Could This AI Loophole Be the Existential Threat to Filmmaking We’ve All Feared? (Commentary)

I proudly voted “yes” for the new WGA Minimum Basic Agreement. It is an immense achievement, and Ellen Stutzman, Chris Keyser, David Goodman and the rest of the negotiating committee should take well-deserved bows.

Regarding artificial intelligence, the WGA negotiated a smart, forward-thinking set of guardrails for guild members even though the technology is still sorting  itself out and very few can predict its ultimate manifestation.

But given the powerful nature of AI and its potential to save the studios countless millions, I can’t help but wonder how these profit-seeking monoliths will side-step the new restrictions in the years to come as the technology improves.

By looking back at a particular experience of my own, I think I know of one way they can.

I cite this story as a warning to both my guilds, the WGA and DGA, as well as IATSE and Teamsters as they negotiate future contracts and SAG-AFTRA as the actors union is hopefully nearing a deal of its own after over 100 days on strike. Thirty years ago, I was making my second movie, which I wrote and directed. I was young, guileless and trusting — and not yet a member of any guild. But I wanted to be.

I made my intentions known to the producers, and — stop me, my fellow indie filmmakers, if you’ve heard this knee-jerk reaction before — they said they couldn’t afford to pay guild rates and fees, and if I insisted on joining, I would be replaced. And so, I meekly agreed to put off my guild memberships for another day.

That film was financed through a “negative pick-up deal” and was consequently distributed through a major studio. That studio was, of course, a signatory to the guilds, but because of my nonunion status at the time, I was excluded from future residuals, health and other benefits afforded guild members. That’s because the studio was not the producer. It was simply buying a finished “product” and no WGA and DGA “assumption” agreement was necessary because it was, apart from SAG, a nonunion film.

All the production company had to do was indemnify the studio against future guild claims, which it was more than willing to do.

Many indie films are still made this way, and they get distributed through companies that if they had been produced by those companies themselves, would have otherwise been subject to guild rules.

Let’s now assume that sometime in the future, when the technology is advanced enough, an independent production company, that is not a signatory to any guild, makes a film that is wholly generated by an AI. And let’s say the AI is an “ethical” AI that can source the works from which it derived its new creation, and the proper royalties are paid accordingly to avoid copyright issues. They haven’t employed any writers, actors, crew or a director. And they are not in violation of any MBA from any guild because they never signed one.

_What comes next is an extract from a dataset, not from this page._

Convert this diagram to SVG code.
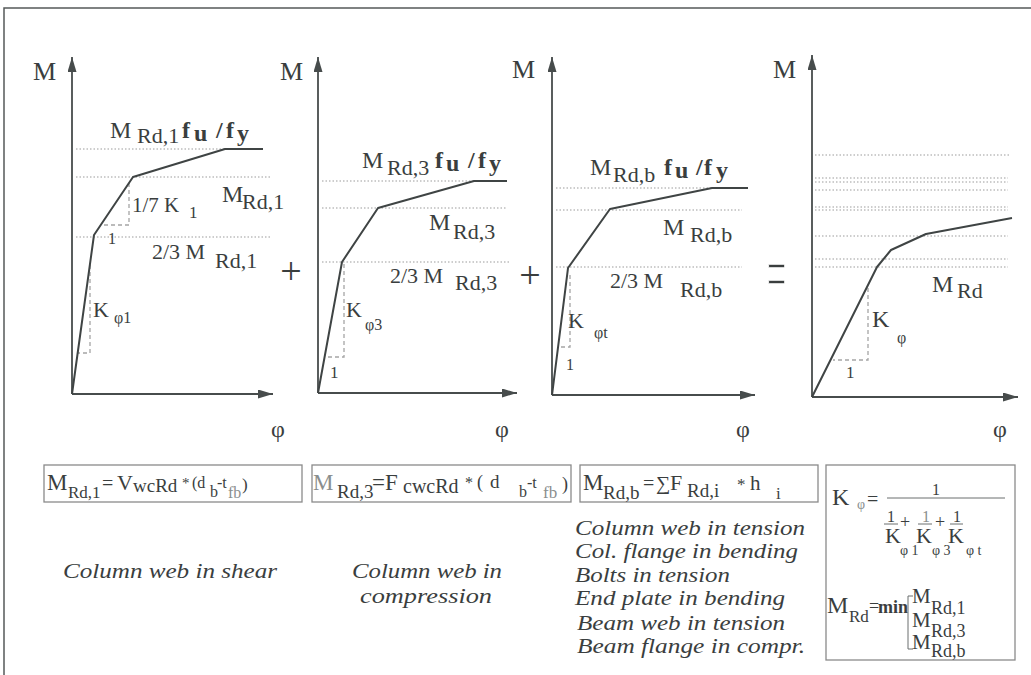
<svg xmlns="http://www.w3.org/2000/svg" width="1031" height="675" viewBox="0 0 1031 675" font-family="'Liberation Serif', 'Times New Roman', 'DejaVu Serif', serif">
<defs>
<marker id="arr" markerUnits="userSpaceOnUse" markerWidth="16" markerHeight="10" refX="15" refY="4.5" orient="auto">
<path d="M0,0 L15,4.5 L0,9 z" fill="#474c4c"/>
</marker>
<style>
text{font-family:'Liberation Serif','Times New Roman','DejaVu Serif',serif}
.t{fill:#3a3e3e}
.it{font-style:italic}
.b{font-weight:bold}
.g{fill:#8a8e8e}
.ax{stroke:#474c4c;stroke-width:1.8;fill:none}
.cv{stroke:#3f4444;stroke-width:2;fill:none;stroke-linejoin:round}
.dot{stroke:#bdbdbd;stroke-width:1.5;stroke-dasharray:1.5 2;fill:none}
.dash{stroke:#a5a5a5;stroke-width:1.3;stroke-dasharray:4 3;fill:none}
.box{fill:none;stroke:#8a8a8a;stroke-width:1.3}
.fr{fill:none;stroke:#555a5a;stroke-width:1.5}
.ln{stroke:#6a6e6e;stroke-width:1;fill:none}
</style>
</defs>
<rect width="1031" height="675" fill="#ffffff"/>
<g id="frame"><path class="fr" d="M4,675 V8 H1031"/></g>

<g id="connectors">
<path class="ax" d="M72,394 V57" marker-end="url(#arr)"/>
<path class="ax" d="M72,394 H273" marker-end="url(#arr)"/>
<path class="ax" d="M318,393 V57" marker-end="url(#arr)"/>
<path class="ax" d="M318,393 H517" marker-end="url(#arr)"/>
<path class="ax" d="M552,395 V57" marker-end="url(#arr)"/>
<path class="ax" d="M552,395 H755" marker-end="url(#arr)"/>
<path class="ax" d="M812,397 V55" marker-end="url(#arr)"/>
<path class="ax" d="M812,397 H1018" marker-end="url(#arr)"/>
</g>

<g id="graph1">
<path class="dot" d="M76,149H225 M76,177H270 M76,237H270"/>
<path class="dash" d="M129,183V225H101 M90,265V353H78"/>
<path class="cv" d="M72,394 L94,235 L133,177 L225,149 L263,149"/>
<text class="t" font-size="26" x="33" y="80">M</text>
<text class="t" font-size="24"><tspan x="110" y="138">M</tspan><tspan x="137" y="143" font-size="22">Rd,1</tspan><tspan class="b" x="182" y="138">f</tspan><tspan class="b" x="194" y="141">u</tspan><tspan class="b" x="216" y="138">/</tspan><tspan class="b" x="226" y="138">f</tspan><tspan class="b" x="237" y="141">y</tspan></text>
<text class="t" font-size="21" x="132" y="212">1/7 K</text>
<text class="t" font-size="17" x="189" y="218">1</text>
<text class="t" font-size="16" x="108" y="244">1</text>
<text class="t" font-size="24" x="222" y="202">M</text>
<text class="t" font-size="22" x="242" y="209">Rd,1</text>
<text class="t" font-size="22" x="152" y="259">2/3 M</text>
<text class="t" font-size="22" x="215" y="268">Rd,1</text>
<text class="t" font-size="22" x="93" y="317">K</text>
<text class="t" font-size="16" x="114" y="323">φ1</text>
<text class="t" font-size="24" x="278" y="437" text-anchor="middle">φ</text>
</g>

<g id="op1"><text class="t" font-size="38" x="291" y="284" text-anchor="middle">+</text></g>

<g id="graph2">
<path class="dot" d="M322,181H474 M322,208H506 M322,262H510"/>
<path class="dash" d="M344,264V357H325"/>
<path class="cv" d="M318,393 L342,262 L378,208 L474,181 L507,181"/>
<text class="t" font-size="26" x="280" y="80">M</text>
<text class="t" font-size="24"><tspan x="362" y="168">M</tspan><tspan x="387" y="175" font-size="22">Rd,3</tspan><tspan class="b" x="435" y="168">f</tspan><tspan class="b" x="446" y="171">u</tspan><tspan class="b" x="468" y="168">/</tspan><tspan class="b" x="478" y="168">f</tspan><tspan class="b" x="489" y="171">y</tspan></text>
<text class="t" font-size="24" x="429" y="230">M</text>
<text class="t" font-size="22" x="453" y="239">Rd,3</text>
<text class="t" font-size="22" x="390" y="283">2/3 M</text>
<text class="t" font-size="22" x="455" y="290">Rd,3</text>
<text class="t" font-size="22" x="346" y="317">K</text>
<text class="t" font-size="16" x="365" y="330">φ3</text>
<text class="t" font-size="17" x="330" y="378">1</text>
<text class="t" font-size="24" x="502" y="437" text-anchor="middle">φ</text>
</g>

<g id="op2"><text class="t" font-size="38" x="530" y="288" text-anchor="middle">+</text></g>

<g id="graph3">
<path class="dot" d="M556,188H712 M556,210H742 M556,267H742"/>
<path class="dash" d="M570,275V347H561"/>
<path class="cv" d="M552,395 L568,268 L610,209 L712,188 L748,188"/>
<text class="t" font-size="26" x="512" y="78">M</text>
<text class="t" font-size="24"><tspan x="590" y="175">M</tspan><tspan x="613" y="182" font-size="22">Rd,b</tspan><tspan class="b" x="664" y="175">f</tspan><tspan class="b" x="675" y="178">u</tspan><tspan class="b" x="696" y="175">/</tspan><tspan class="b" x="704" y="175">f</tspan><tspan class="b" x="716" y="178">y</tspan></text>
<text class="t" font-size="24" x="663" y="235">M</text>
<text class="t" font-size="22" x="690" y="242">Rd,b</text>
<text class="t" font-size="22" x="610" y="288">2/3 M</text>
<text class="t" font-size="22" x="680" y="297">Rd,b</text>
<text class="t" font-size="22" x="568" y="328">K</text>
<text class="t" font-size="16" x="594" y="338">φt</text>
<text class="t" font-size="16" x="566" y="370">1</text>
<text class="t" font-size="24" x="743" y="437" text-anchor="middle">φ</text>
</g>

<g id="op3"><text class="t" font-size="36" stroke="#ffffff" stroke-width="0.7" transform="translate(767,300) scale(0.95,2.2)">=</text></g>

<g id="graph4">
<path class="dot" d="M815,155H1010 M815,178H1008 M815,182H1008 M815,190H1008 M815,207H1008 M815,210H1008 M815,236H1008 M815,259H1008 M815,267H1008"/>
<path class="dash" d="M868,288V360H833"/>
<path class="cv" d="M812,397 L877,267 L891,250 L926,234 L1012,218"/>
<text class="t" font-size="26" x="773" y="78">M</text>
<text class="t" font-size="24" x="872" y="327">K</text>
<text class="t" font-size="16" x="897" y="343">φ</text>
<text class="t" font-size="17" x="846" y="378">1</text>
<text class="t" font-size="24" x="932" y="292">M</text>
<text class="t" font-size="22" x="957" y="298">Rd</text>
<text class="t" font-size="24" x="1000" y="437" text-anchor="middle">φ</text>
</g>

<g id="formula1">
<rect class="box" x="44" y="465" width="258" height="37"/>
<text class="t"><tspan x="47" y="490" font-size="23">M</tspan><tspan x="68" y="498" font-size="17">Rd,1</tspan><tspan x="102" y="490" font-size="20">=</tspan><tspan x="117" y="490" font-size="22">V</tspan><tspan x="133" y="492" font-size="19">wcRd</tspan><tspan x="182" y="488" font-size="15">*</tspan><tspan x="192" y="488" font-size="16">(d</tspan><tspan x="210" y="497" font-size="16">b</tspan><tspan x="217" y="488" font-size="16">-t</tspan><tspan class="g" x="228" y="498" font-size="16">fb</tspan><tspan x="242" y="490" font-size="17">)</tspan></text>
</g>

<g id="formula2">
<rect class="box" x="312" y="465" width="259" height="37"/>
<text class="t"><tspan class="g" x="313" y="490" font-size="23">M</tspan><tspan x="337" y="498" font-size="19">Rd,3</tspan><tspan x="372" y="490" font-size="23">=F</tspan><tspan x="403" y="493" font-size="20">cwcRd</tspan><tspan x="465" y="488" font-size="16">*</tspan><tspan x="477" y="488" font-size="18">(</tspan><tspan x="490" y="488" font-size="19">d</tspan><tspan x="519" y="497" font-size="16">b</tspan><tspan x="527" y="488" font-size="16">-t</tspan><tspan class="g" x="543" y="498" font-size="17">fb</tspan><tspan x="562" y="490" font-size="18">)</tspan></text>
</g>

<g id="formula3">
<rect class="box" x="580" y="465" width="238" height="37"/>
<text class="t"><tspan x="583" y="490" font-size="23">M</tspan><tspan x="603" y="499" font-size="19">Rd,b</tspan><tspan x="643" y="490" font-size="20">=</tspan><tspan x="656" y="490" font-size="20">∑</tspan><tspan x="670" y="490" font-size="22">F</tspan><tspan x="687" y="497" font-size="19">Rd,i</tspan><tspan x="737" y="490" font-size="17">*</tspan><tspan x="750" y="490" font-size="21">h</tspan><tspan x="776" y="499" font-size="17">i</tspan></text>
</g>

<g id="formula4">
<rect class="box" x="826" y="465" width="189" height="195"/>
<text class="t" font-size="24" x="832" y="505">K</text>
<text class="t g" font-size="14" x="857" y="509">φ</text>
<text class="t" font-size="20" x="867" y="506">=</text>
<path class="ln" d="M887,498H1005"/>
<text class="t" font-size="16" x="932" y="495">1</text>
<path class="ln" d="M884,524H898 M918,524H932 M950,524H963"/>
<text class="t" font-size="16" x="887" y="522">1</text>
<text class="t g" font-size="16" x="922" y="522">1</text>
<text class="t" font-size="16" x="953" y="522">1</text>
<text class="t" font-size="22" x="885" y="543">K</text>
<text class="t" font-size="14" x="900" y="555">φ 1</text>
<text class="t" font-size="18" x="900" y="528">+</text>
<text class="t" font-size="22" x="916" y="543">K</text>
<text class="t" font-size="14" x="932" y="555">φ 3</text>
<text class="t" font-size="18" x="935" y="528">+</text>
<text class="t" font-size="22" x="948" y="543">K</text>
<text class="t" font-size="14" x="966" y="555">φ t</text>
<text class="t" font-size="24" x="827" y="613">M</text>
<text class="t" font-size="17" x="849" y="622">Rd</text>
<text class="t" font-size="18" x="869" y="612">=</text>
<text class="t b" font-size="18" x="878" y="613">min</text>
<path class="ln" d="M913,596H908V649H913"/>
<text class="t" font-size="21" x="912" y="603">M</text>
<text class="t" font-size="18" x="931" y="614">Rd,1</text>
<text class="t" font-size="21" x="912" y="627">M</text>
<text class="t" font-size="18" x="931" y="637">Rd,3</text>
<text class="t" font-size="21" x="912" y="649">M</text>
<text class="t" font-size="18" x="931" y="657">Rd,b</text>
</g>

<g id="desc1"><text class="t it" font-size="22" x="63" y="578" textLength="214" lengthAdjust="spacingAndGlyphs">Column web in shear</text></g>
<g id="desc2">
<text class="t it" font-size="22" x="352" y="578" textLength="150" lengthAdjust="spacingAndGlyphs">Column web in</text>
<text class="t it" font-size="22" x="360" y="603" textLength="132" lengthAdjust="spacingAndGlyphs">compression</text>
</g>
<g id="desc3">
<text class="t it" font-size="22" x="575" y="535" textLength="230" lengthAdjust="spacingAndGlyphs">Column web in tension</text>
<text class="t it" font-size="22" x="575" y="558" textLength="223" lengthAdjust="spacingAndGlyphs">Col. flange in bending</text>
<text class="t it" font-size="22" x="575" y="582" textLength="155" lengthAdjust="spacingAndGlyphs">Bolts in tension</text>
<text class="t it" font-size="22" x="575" y="605" textLength="210" lengthAdjust="spacingAndGlyphs">End plate in bending</text>
<text class="t it" font-size="22" x="577" y="630" textLength="208" lengthAdjust="spacingAndGlyphs">Beam web in tension</text>
<text class="t it" font-size="22" x="577" y="653" textLength="228" lengthAdjust="spacingAndGlyphs">Beam flange in compr.</text>
</g>
</svg>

What is to stop a distributor from buying that film after it is completed, or even in advance through a negative pick-up?

I put the question to a very well-respected and well-known entertainment attorney who wishes to remain anonymous because his client list includes both corporate and creative types. His answer, though, was plain: Nothing can stop them.

Currently, semi-nonunion films are an exception in our business, a cottage industry at best. That’s because if a producer wants a great film, it needs talented people. And those individuals are, more than likely, guild members.

But why can’t this tiny subclass in the movie business be exploited such that it becomes a giant loophole through which the majors can distribute AI generated films without having to deal with those annoying guilds and all the added expenses that come with them? I can’t think of a solution to this existential threat to filmmakers other than, in future negotiations, the guilds insist that the companies be prohibited from purchasing wholly AI-generated films from independent, non-signatory producers.

But that’s a heavy lift, even for the likes of the mighty negotiators currently at the WGA and SAG-AFTRA.

In my opinion, it’s something we should all be thinking about. Now. Because the longer we wait, the more irrelevant will be the guilds to the companies.